Name Type Description Default
source Path | str

Source filename.

required
mimetype str | MimeType

Pandas can read a diversity of mimetypes. whyqd supports xls, xlsx, csv, parquet and feather.

required
header int | list[int | None] | None

Row (0-indexed) to use for the column labels of the parsed DataFrame. If there are multiple sheets, then a list of integers should be provided. If header is None, row 0 will be treated as values and a set of field names will be generated indexed to the number of data columns.

0
attributes

dict of specific mimetype related Pandas attributes. Use sparingly.

{}

Returns:

Type Description
DataSourceModel | list[DataSourceModel]

List of DataSourceModel, or DataSourceModel

get_citation()

Get the citation as a dictionary.

Raises:

Type Description
ValueError

If no citation has been declared or the build is incomplete.

Returns:

Type Description
dict[str, str | dict[str, str]]

A dictionary conforming to the CitationModel.

get_data(*, refresh=False)

Get a Pandas (Modin) dataframe.

Parameters:

Name Type Description Default
refresh bool

Force an update of the dataframe if there have been attribute changes.

False

Returns:

Type Description
DataFrame | None

A dataframe, or none.

get_json(hide_uuid=False)

Get the json model.

Parameters:

Name Type Description Default
hide_uuid bool

Hide all UUIDs in the nested JSON output. Mostly useful for validation assertions where the only differences between sources are the UUIDs.

False

Returns:

Type Description
Json | None

Json-conforming output, or None.

save(directory=None, filename=None, created_by=None, hide_uuid=False)

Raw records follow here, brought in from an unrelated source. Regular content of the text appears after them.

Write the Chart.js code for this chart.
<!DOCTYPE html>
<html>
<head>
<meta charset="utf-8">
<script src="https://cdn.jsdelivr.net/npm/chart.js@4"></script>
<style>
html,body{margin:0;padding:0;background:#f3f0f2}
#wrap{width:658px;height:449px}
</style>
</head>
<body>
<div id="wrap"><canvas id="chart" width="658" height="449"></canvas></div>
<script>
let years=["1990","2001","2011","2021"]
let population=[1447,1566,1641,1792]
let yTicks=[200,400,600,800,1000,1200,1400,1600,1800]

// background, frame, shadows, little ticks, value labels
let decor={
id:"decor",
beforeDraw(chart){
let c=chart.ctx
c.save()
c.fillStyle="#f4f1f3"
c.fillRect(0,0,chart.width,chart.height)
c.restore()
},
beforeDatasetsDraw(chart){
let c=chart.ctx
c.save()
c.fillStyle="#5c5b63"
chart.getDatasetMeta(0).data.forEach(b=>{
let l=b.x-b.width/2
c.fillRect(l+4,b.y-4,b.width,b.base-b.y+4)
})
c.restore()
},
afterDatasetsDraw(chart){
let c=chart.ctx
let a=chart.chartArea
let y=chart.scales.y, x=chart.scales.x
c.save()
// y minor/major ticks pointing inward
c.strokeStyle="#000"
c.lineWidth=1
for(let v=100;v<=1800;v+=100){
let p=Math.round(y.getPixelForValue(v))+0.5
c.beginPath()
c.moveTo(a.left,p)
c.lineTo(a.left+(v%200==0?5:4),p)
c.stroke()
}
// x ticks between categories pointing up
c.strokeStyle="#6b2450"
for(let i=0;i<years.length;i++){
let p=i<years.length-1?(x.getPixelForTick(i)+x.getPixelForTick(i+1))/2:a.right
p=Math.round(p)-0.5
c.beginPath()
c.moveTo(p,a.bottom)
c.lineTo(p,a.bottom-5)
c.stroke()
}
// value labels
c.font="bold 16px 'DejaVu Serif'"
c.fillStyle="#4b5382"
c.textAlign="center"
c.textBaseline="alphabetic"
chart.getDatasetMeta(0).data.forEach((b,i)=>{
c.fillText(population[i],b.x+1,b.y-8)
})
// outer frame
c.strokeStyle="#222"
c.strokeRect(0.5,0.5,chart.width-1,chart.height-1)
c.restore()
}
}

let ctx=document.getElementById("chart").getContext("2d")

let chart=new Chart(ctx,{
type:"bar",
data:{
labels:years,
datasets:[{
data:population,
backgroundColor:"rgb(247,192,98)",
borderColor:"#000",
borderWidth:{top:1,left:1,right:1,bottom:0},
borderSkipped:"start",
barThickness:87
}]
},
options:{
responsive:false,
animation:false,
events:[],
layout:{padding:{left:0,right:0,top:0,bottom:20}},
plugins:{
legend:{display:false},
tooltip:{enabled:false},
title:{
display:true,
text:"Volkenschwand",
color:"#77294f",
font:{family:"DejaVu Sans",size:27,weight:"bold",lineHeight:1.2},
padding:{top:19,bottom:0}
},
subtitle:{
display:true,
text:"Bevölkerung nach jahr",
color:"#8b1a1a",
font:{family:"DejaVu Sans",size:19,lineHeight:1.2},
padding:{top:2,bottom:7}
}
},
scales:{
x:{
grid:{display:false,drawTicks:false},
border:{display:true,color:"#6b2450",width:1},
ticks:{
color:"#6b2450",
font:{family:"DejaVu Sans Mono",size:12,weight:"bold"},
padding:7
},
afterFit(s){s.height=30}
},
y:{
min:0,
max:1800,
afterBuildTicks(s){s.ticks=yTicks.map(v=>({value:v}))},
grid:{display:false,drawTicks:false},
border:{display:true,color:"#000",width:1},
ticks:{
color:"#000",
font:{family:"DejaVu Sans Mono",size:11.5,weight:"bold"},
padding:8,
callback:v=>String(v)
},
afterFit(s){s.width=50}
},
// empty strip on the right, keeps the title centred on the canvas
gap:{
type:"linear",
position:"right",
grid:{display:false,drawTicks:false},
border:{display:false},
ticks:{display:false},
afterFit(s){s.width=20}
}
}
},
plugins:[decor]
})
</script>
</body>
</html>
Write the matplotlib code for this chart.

Save model as a json file.

Parameters:

Name Type Description Default
directory str | None

Defaults to working directory

None
filename str | None

Defaults to model name

None
created_by str | None

Declare the model creator/updater

None
hide_uuid bool

Hide all UUIDs in the nested JSON output.

False

Returns:

Type Description
bool

Boolean True if saved.

set(*, schema=None)

Update or create the schema.

Parameters:

Name Type Description Default
schema Path | str | DataSourceModel | None

A dictionary conforming to the DataSourceModel.

None

set_citation(*, citation, index=None)

Update or create the citation.

Parameters:

Name Type Description Default
citation CitationModel

A dictionary conforming to the CitationModel.

required
index int

If there are multiple sources from the source data, provide the index (base 0) for the resource citation.

None

validate()

Validate that all required fields are returned from the crosswalk.